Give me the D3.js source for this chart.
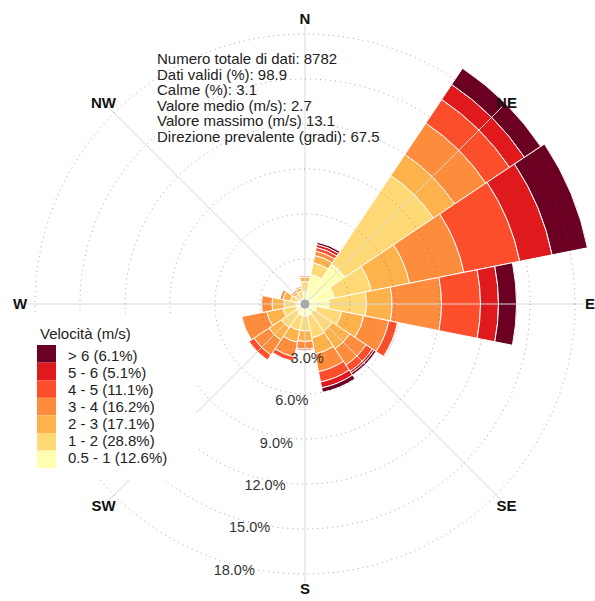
<!DOCTYPE html>
<html>
<head>
<meta charset="utf-8">
<script src="https://cdn.jsdelivr.net/npm/d3@7"></script>
<style>
  html, body { margin: 0; padding: 0; background: #fff; }
  svg { display: block; font-family: Arial, "Liberation Sans", sans-serif; }
</style>
</head>
<body>
<svg id="chart" width="595" height="601"></svg>
<script>
// Wind directions (16 sectors, clockwise from north)
const directions = ["N","NNE","NE","ENE","E","ESE","SE","SSE","S","SSW","SW","WSW","W","WNW","NW","NNW"];

// Speed classes, from slowest to fastest
const speedClasses = ["0.5 - 1","1 - 2","2 - 3","3 - 4","4 - 5","5 - 6","> 6"];
const classShares  = ["12.6%","28.8%","17.1%","16.2%","11.1%","5.1%","6.1%"];
const classColors  = ["#ffffb2","#fed976","#feb24c","#fd8d3c","#fc4e2a","#e0191c","#6b0023"];

// Frequency (%) of each speed class for every direction
const freq05_1 = [0.8, 2.0, 3.2, 2.0, 1.6, 0.8, 0.7, 0.8, 0.8, 0.8, 0.7, 0.6, 0.6, 0.5, 0.4, 0.4];
const freq1_2  = [0.7, 0.8, 7.1, 2.5, 2.5, 1.7, 1.5, 1.5, 1.0, 1.0, 1.2, 0.9, 0.8, 0.5, 0.4, 0.5];
const freq2_3  = [0.3, 0.5, 1.7, 2.6, 1.7, 1.5, 1.4, 1.1, 0.7, 0.8, 1.0, 1.1, 0.8, 0.5, 0.2, 0.2];
const freq3_4  = [0.1, 0.3, 2.5, 3.7, 3.3, 1.7, 1.3, 1.2, 0.5, 1.0, 1.2, 1.7, 0.7, 0.2, 0.1, 0.1];
const freq4_5  = [0.0, 0.25,1.9, 3.8, 2.6, 0.6, 0.5, 0.7, 0.1, 0.3, 0.4, 0.0, 0.0, 0.0, 0.0, 0.0];
const freq5_6  = [0.0, 0.2, 1.2, 2.2, 1.2, 0.05,0.15,0.4, 0.0, 0.0, 0.0, 0.0, 0.0, 0.0, 0.0, 0.0];
const freqGt6  = [0.0, 0.15,1.3, 2.4, 1.2, 0.05,0.15,0.3, 0.0, 0.0, 0.0, 0.0, 0.0, 0.0, 0.0, 0.0];
const classFreqs = [freq05_1, freq1_2, freq2_3, freq3_4, freq4_5, freq5_6, freqGt6];

// Radial grid
const gridTicks = [3, 6, 9, 12, 15, 18];
const compass = [["N",0],["NE",45],["E",90],["SE",135],["S",180],["SW",225],["W",270],["NW",315]];

// Summary statistics
const statsLines = [
  "Numero totale di dati: 8782",
  "Dati validi (%): 98.9",
  "Calme (%): 3.1",
  "Valore medio (m/s): 2.7",
  "Valore massimo (m/s) 13.1",
  "Direzione prevalente (gradi): 67.5"
];

const svg = d3.select("#chart");
const cx = 305, cy = 304;
const r = d3.scaleLinear().domain([0, 18]).range([0, 270]);
const sector = 2 * Math.PI / directions.length;
const rad = d => d * Math.PI / 180;

const g = svg.append("g").attr("transform", `translate(${cx},${cy})`);

// stacked segments
const stacked = directions.map((dir, i) => {
  let acc = 0;
  return classFreqs.map((arr, k) => {
    const s = { dir: i, k, y0: acc, y1: acc + arr[i] };
    acc += arr[i];
    return s;
  });
}).flat().filter(d => d.y1 > d.y0);

const arc = d3.arc()
  .innerRadius(d => r(d.y0))
  .outerRadius(d => r(d.y1))
  .startAngle(d => d.dir * sector - sector / 2)
  .endAngle(d => d.dir * sector + sector / 2);

g.append("g").selectAll("path").data(stacked).join("path")
  .attr("d", arc)
  .attr("fill", d => classColors[d.k])
  .attr("stroke", "#fff")
  .attr("stroke-width", 1);

// axis lines through the centre
g.append("g").selectAll("line").data(compass).join("line")
  .attr("x1", 0).attr("y1", 0)
  .attr("x2", d => r(18.6) * Math.sin(rad(d[1])))
  .attr("y2", d => -r(18.6) * Math.cos(rad(d[1])))
  .attr("stroke", "#d9d9d9")
  .attr("stroke-width", 1);

// dotted grid circles
g.append("g").selectAll("circle").data(gridTicks).join("circle")
  .attr("r", d => r(d))
  .attr("fill", "none")
  .attr("stroke", "#555")
  .attr("stroke-opacity", 0.55)
  .attr("stroke-width", 1)
  .attr("stroke-dasharray", "1,4");

// centre marker
g.append("circle").attr("r", 4.5).attr("fill", "#a9a9a9");

// compass labels
g.append("g").selectAll("text").data(compass).join("text")
  .attr("x", d => 285 * Math.sin(rad(d[1])))
  .attr("y", d => -285 * Math.cos(rad(d[1])))
  .attr("dy", "0.36em")
  .attr("text-anchor", "middle")
  .attr("font-weight", "bold")
  .attr("font-size", 15)
  .attr("fill", "#111")
  .text(d => d[0]);

// legend (white panel covers the grid underneath)
const legend = svg.append("g");
legend.append("rect")
  .attr("x", 28).attr("y", 314).attr("width", 168).attr("height", 166)
  .attr("fill", "#fff");
legend.append("text")
  .attr("x", 40).attr("y", 334)
  .attr("dy", "0.36em")
  .attr("font-size", 15).attr("fill", "#222")
  .text("Velocità (m/s)");
const order = d3.range(speedClasses.length).reverse();
const sw = 17.6;
legend.selectAll("rect.sw").data(order).join("rect")
  .attr("class", "sw")
  .attr("x", 37).attr("y", (d, i) => 345 + i * sw)
  .attr("width", 19).attr("height", sw)
  .attr("fill", d => classColors[d]);
legend.selectAll("text.lab").data(order).join("text")
  .attr("class", "lab")
  .attr("x", 68).attr("y", (d, i) => 356 + i * 17)
  .attr("dy", "0.36em")
  .attr("font-size", 15).attr("fill", "#222")
  .text(d => `${speedClasses[d]} (${classShares[d]})`);

// radial tick labels
const la = rad(200);
g.append("g").selectAll("text").data(gridTicks).join("text")
  .attr("x", d => 1 + r(d) * Math.sin(la))
  .attr("y", d => 11.6 - r(d) * Math.cos(la))
  .attr("dy", "0.36em")
  .attr("font-size", 14.5)
  .attr("fill", "#333")
  .text(d => d3.format(".1f")(d) + "%");

// statistics block
svg.append("g").selectAll("text").data(statsLines).join("text")
  .attr("x", 157)
  .attr("y", (d, i) => 59 + i * 15.5)
  .attr("dy", "0.36em")
  .attr("font-size", 15)
  .attr("fill", "#222")
  .text(d => d);
</script>
</body>
</html>
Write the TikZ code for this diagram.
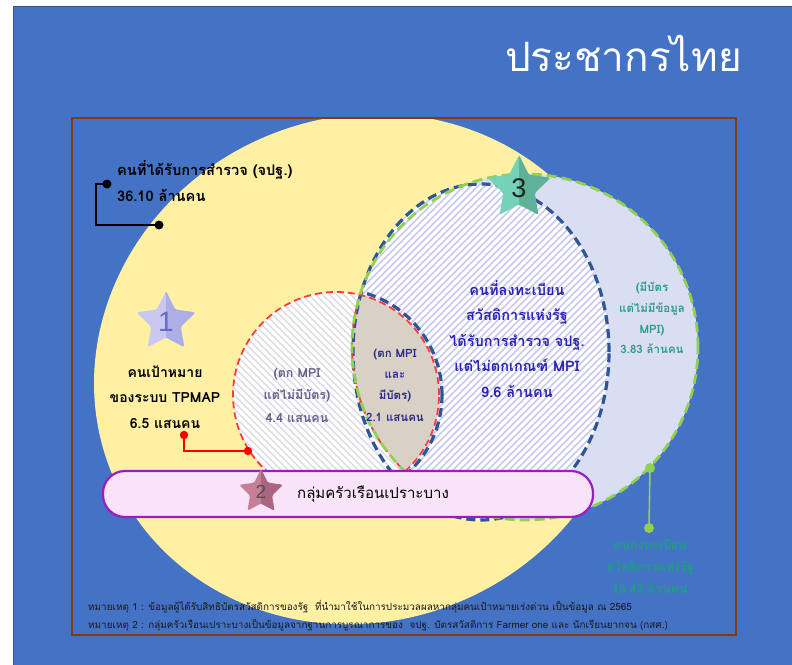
\documentclass[tikz,border=0pt]{standalone}
\usepackage{fontspec}
\newfontfamily\thai[Script=Thai]{Loma}
\newfontfamily\digitfont{Liberation Sans}
\usetikzlibrary{calc}
\definecolor{bgblue}{HTML}{4472C4}
\definecolor{bgborder}{HTML}{2F5597}
\definecolor{framec}{HTML}{843C0C}
\definecolor{yel}{HTML}{FFF0A4}
\definecolor{lav}{HTML}{D9DEF2}
\definecolor{stripeB}{HTML}{C7C9F0}
\definecolor{stripeR}{HTML}{D8D8E4}
\definecolor{lensc}{HTML}{D9D0C6}
\definecolor{bluedashc}{HTML}{2F5597}
\definecolor{reddashc}{HTML}{FF3B3B}
\definecolor{greendashc}{HTML}{92D050}
\definecolor{barborder}{HTML}{9C1BC2}
\definecolor{barfill}{HTML}{F8E3F8}
\definecolor{navytxt}{HTML}{2C22B5}
\definecolor{lenstxt}{HTML}{2B2B8A}
\definecolor{greytxt}{HTML}{62628A}
\definecolor{tealtxt}{HTML}{2E9C8C}
\definecolor{greentxt}{HTML}{1E9E82}
\definecolor{sonelight}{HTML}{C8C8F2}
\definecolor{sonedark}{HTML}{AEAEE6}
\definecolor{sthreelight}{HTML}{74D2B8}
\definecolor{sthreedark}{HTML}{5FB29A}
\definecolor{stwolight}{HTML}{C57F97}
\definecolor{stwodark}{HTML}{A9667E}
\tikzset{
  lbl/.style={font=\thai\bfseries\fontsize{14}{25.5}\selectfont, align=center, inner sep=0pt},
  smalllbl/.style={font=\thai\bfseries\fontsize{12}{21.5}\selectfont, align=center, inner sep=0pt},
  note/.style={font=\thai\fontsize{9.9}{12}\selectfont, anchor=west, inner sep=0pt, text=black!90},
  bluedash/.style={draw=bluedashc, line width=3.2pt, dash pattern=on 9pt off 5pt},
  reddash/.style={draw=reddashc, line width=1.8pt, dash pattern=on 7pt off 4pt},
  greendash/.style={draw=greendashc, line width=2.8pt, dash pattern=on 10pt off 5pt},
  stripeb/.style={draw=stripeB, line width=1.6pt},
  striper/.style={draw=stripeR, line width=1.4pt},
}
\newcommand\mystar[8]{%
  \begin{scope}[shift={(#1,#2)}]
    \fill[#4, rounded corners=1.5pt] (90:#3pt) -- (126:{#3*0.5pt}) -- (162:#3pt) -- (198:{#3*0.5pt}) -- (234:#3pt) -- (270:{#3*0.5pt}) -- (306:#3pt) -- (342:{#3*0.5pt}) -- (18:#3pt) -- (54:{#3*0.5pt}) -- cycle;
    \begin{scope}
      \clip[rounded corners=1.5pt] (90:#3pt) -- (126:{#3*0.5pt}) -- (162:#3pt) -- (198:{#3*0.5pt}) -- (234:#3pt) -- (270:{#3*0.5pt}) -- (306:#3pt) -- (342:{#3*0.5pt}) -- (18:#3pt) -- (54:{#3*0.5pt}) -- cycle;
      \fill[#5] (0pt,-#3pt) rectangle (#3pt,#3pt);
    \end{scope}
  \end{scope}
  \node[#7] (#8) at (#1,#2) {#6};
}
\begin{document}
\begin{tikzpicture}[x=1pt,y=-1pt]
\useasboundingbox (0,0) rectangle (792,664);
\fill[white] (0,0) rectangle (792,664);
\filldraw[fill=bgblue, draw=bgborder, line width=1.4pt] (13.5,6.5) rectangle (795,667);
% title
\node[font=\thai\fontsize{40.5}{46}\selectfont, text=white, inner sep=0pt] (title) at (623.5,53) {ประชากรไทย};
% yellow ellipse (clipped to frame)
\begin{scope}
  \clip (72,118) rectangle (736,635);
  \fill[yel, rotate around={23.5:(363,369)}] (363,369) ellipse [x radius=272pt, y radius=252pt];
\end{scope}
% frame
\draw[framec, line width=1.5pt] (72,118) rectangle (736,635);
% green circle fill
\fill[lav] (525,347) circle (173pt);
% blue ellipse hatched
\begin{scope}
  \clip (481,352) ellipse [x radius=128pt, y radius=168pt];
  \fill[white] (481,352) ellipse [x radius=128pt, y radius=168pt];
  \foreach \X in {-100,-93,...,700} \draw[stripeb] (\X,540) -- ++(400,-400);
\end{scope}
% red circle hatched
\begin{scope}
  \clip (336,395) circle (103pt);
  \fill[white] (336,395) circle (103pt);
  \foreach \X in {0,7,...,460} \draw[striper] (\X,280) -- ++(240,240);
\end{scope}
% lens
\begin{scope}
  \clip (336,395) circle (103pt);
  \fill[lensc] (525,347) circle (173pt);
\end{scope}
% outlines
\draw[bluedash] (481,352) ellipse [x radius=128pt, y radius=168pt];
\begin{scope}
  \clip (525,347) circle (173pt);
  \draw[bluedash] (336,395) circle (106pt);
\end{scope}
\draw[reddash] (336,395) circle (103pt);
\begin{scope}
  \clip (336,395) circle (104pt);
  \draw[reddash] (525,347) circle (173pt);
\end{scope}
\draw[greendash] (525,347) circle (173pt);
% bar
\node[draw=barborder, fill=barfill, line width=2.2pt, rounded corners=22pt, minimum width=490pt, minimum height=46pt, inner sep=0pt] (bar) at (348,494) {};
\node[font=\thai\fontsize{15}{18}\selectfont, inner sep=0pt] (bartxt) at (373,494) {กลุ่มครัวเรือนเปราะบาง};
% stars
\mystar{166}{322}{31}{sonelight}{sonedark}{1}{font=\digitfont\fontsize{28}{30}\selectfont, text={rgb,255:red,106;green,106;blue,196}, inner sep=0pt}{star1}
\mystar{519}{188}{33}{sthreelight}{sthreedark}{3}{font=\digitfont\fontsize{27}{30}\selectfont, text={rgb,255:red,34;green,34;blue,34}, inner sep=0pt}{star3}
\mystar{261}{492}{23}{stwolight}{stwodark}{2}{font=\digitfont\fontsize{19}{22}\selectfont, text={rgb,255:red,80;green,80;blue,80}, inner sep=0pt}{star2}
% top-left label
\node[lbl, align=left, anchor=west, text=black, font=\thai\bfseries\fontsize{14.6}{26.5}\selectfont] (survey) at (117,181) {คนที่ได้รับการสำรวจ (จปฐ.)\\36.10 ล้านคน};
\coordinate (bk1) at (107,184);
\coordinate (bkc) at (96,225);
\coordinate (bk2) at (159,225);
\draw[black, line width=1.3pt] (bk1) -| (bkc) -- (bk2);
\fill[black] (bk1) circle (4.5pt);
\fill[black] (bk2) circle (4.5pt);
% star 1 label
\node[lbl, text=black] (target) at (165,397) {คนเป้าหมาย\\ของระบบ TPMAP\\6.5 แสนคน};
\coordinate (rd1) at (184,435);
\coordinate (rd2) at (248,451);
\draw[red, line width=1.3pt] (rd1) |- (rd2);
\fill[red] (rd1) circle (4.2pt);
\fill[red] (rd2) circle (4.2pt);
% red circle label
\node[smalllbl, text=greytxt, font=\thai\bfseries\fontsize{12.5}{22.5}\selectfont] (mpinocard) at (297,395) {(ตก MPI\\แต่ไม่มีบัตร)\\4.4 แสนคน};
% lens label
\node[smalllbl, text=lenstxt, font=\thai\bfseries\fontsize{11.5}{21.3}\selectfont] (lenslbl) at (395,385) {(ตก MPI\\และ\\มีบัตร)\\2.1 แสนคน};
% blue label
\node[lbl, text=navytxt, font=\thai\bfseries\fontsize{14.5}{25.5}\selectfont] (bluelbl) at (517,339) {คนที่ลงทะเบียน\\สวัสดิการแห่งรัฐ\\ได้รับการสำรวจ จปฐ.\\แต่ไม่ตกเกณฑ์ MPI\\9.6 ล้านคน};
% right label
\node[smalllbl, text=tealtxt, font=\thai\bfseries\fontsize{11.5}{20.7}\selectfont] (rightlbl) at (652,318) {(มีบัตร\\แต่ไม่มีข้อมูล\\MPI)\\3.83 ล้านคน};
% bottom-right label
\coordinate (gd1) at (650,468);
\coordinate (gd2) at (649,528);
\draw[greendashc, line width=1.6pt] (gd1) -- (gd2);
\fill[greendashc] (gd1) circle (5pt);
\fill[greendashc] (gd2) circle (5pt);
\node[smalllbl, text=greentxt, font=\thai\bfseries\fontsize{12.5}{22}\selectfont] (reglbl) at (650,566) {คนลงทะเบียน\\สวัสดิการแห่งรัฐ\\13.43 ล้านคน};
% notes
\node[note] (note1) at (88,607) {หมายเหตุ 1 : ข้อมูลผู้ได้รับสิทธิบัตรสวัสดิการของรัฐ\ \ ที่นำมาใช้ในการประมวลผลหากลุ่มคนเป้าหมายเร่งด่วน เป็นข้อมูล ณ 2565};
\node[note] (note2) at (88,625) {หมายเหตุ 2 : กลุ่มครัวเรือนเปราะบางเป็นข้อมูลจากฐานการบูรณาการของ\ \ จปฐ. บัตรสวัสดิการ Farmer one และ นักเรียนยากจน (กสศ.)};
\end{tikzpicture}
\end{document}
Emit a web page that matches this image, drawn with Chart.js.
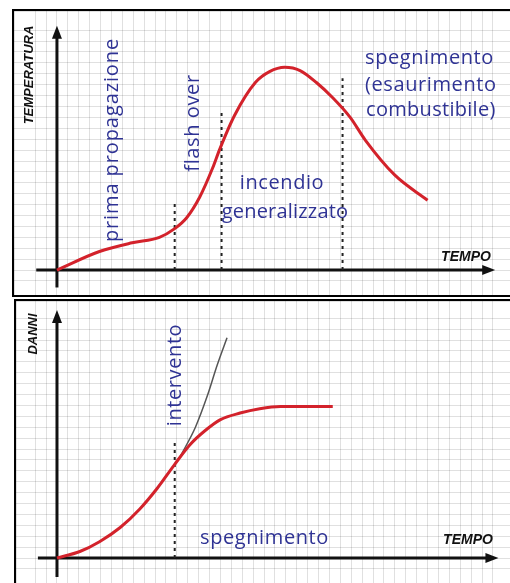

⁂

EXERCISE DESCRIPTION
Only the lines from the top of the records through the line with "const rad = d => d * Math.PI / 180;" belong in the copy; write them out exactly, leaving out pictures.

WRITTEN REPLY
Give me the D3.js source for this chart.
<!DOCTYPE html>
<html>
<head>
<meta charset="utf-8">
<script src="https://cdn.jsdelivr.net/npm/d3@7"></script>
<style>
  html, body { margin: 0; padding: 0; background: #fff; }
  svg { display: block; font-family: Arial, "Liberation Sans", sans-serif; }
</style>
</head>
<body>
<svg id="chart" width="595" height="601"></svg>
<script>
// Wind directions (16 sectors, clockwise from north)
const directions = ["N","NNE","NE","ENE","E","ESE","SE","SSE","S","SSW","SW","WSW","W","WNW","NW","NNW"];

// Speed classes, from slowest to fastest
const speedClasses = ["0.5 - 1","1 - 2","2 - 3","3 - 4","4 - 5","5 - 6","> 6"];
const classShares  = ["12.6%","28.8%","17.1%","16.2%","11.1%","5.1%","6.1%"];
const classColors  = ["#ffffb2","#fed976","#feb24c","#fd8d3c","#fc4e2a","#e0191c","#6b0023"];

// Frequency (%) of each speed class for every direction
const freq05_1 = [0.8, 2.0, 3.2, 2.0, 1.6, 0.8, 0.7, 0.8, 0.8, 0.8, 0.7, 0.6, 0.6, 0.5, 0.4, 0.4];
const freq1_2  = [0.7, 0.8, 7.1, 2.5, 2.5, 1.7, 1.5, 1.5, 1.0, 1.0, 1.2, 0.9, 0.8, 0.5, 0.4, 0.5];
const freq2_3  = [0.3, 0.5, 1.7, 2.6, 1.7, 1.5, 1.4, 1.1, 0.7, 0.8, 1.0, 1.1, 0.8, 0.5, 0.2, 0.2];
const freq3_4  = [0.1, 0.3, 2.5, 3.7, 3.3, 1.7, 1.3, 1.2, 0.5, 1.0, 1.2, 1.7, 0.7, 0.2, 0.1, 0.1];
const freq4_5  = [0.0, 0.25,1.9, 3.8, 2.6, 0.6, 0.5, 0.7, 0.1, 0.3, 0.4, 0.0, 0.0, 0.0, 0.0, 0.0];
const freq5_6  = [0.0, 0.2, 1.2, 2.2, 1.2, 0.05,0.15,0.4, 0.0, 0.0, 0.0, 0.0, 0.0, 0.0, 0.0, 0.0];
const freqGt6  = [0.0, 0.15,1.3, 2.4, 1.2, 0.05,0.15,0.3, 0.0, 0.0, 0.0, 0.0, 0.0, 0.0, 0.0, 0.0];
const classFreqs = [freq05_1, freq1_2, freq2_3, freq3_4, freq4_5, freq5_6, freqGt6];

// Radial grid
const gridTicks = [3, 6, 9, 12, 15, 18];
const compass = [["N",0],["NE",45],["E",90],["SE",135],["S",180],["SW",225],["W",270],["NW",315]];

// Summary statistics
const statsLines = [
  "Numero totale di dati: 8782",
  "Dati validi (%): 98.9",
  "Calme (%): 3.1",
  "Valore medio (m/s): 2.7",
  "Valore massimo (m/s) 13.1",
  "Direzione prevalente (gradi): 67.5"
];

const svg = d3.select("#chart");
const cx = 305, cy = 304;
const r = d3.scaleLinear().domain([0, 18]).range([0, 270]);
const sector = 2 * Math.PI / directions.length;
const rad = d => d * Math.PI / 180;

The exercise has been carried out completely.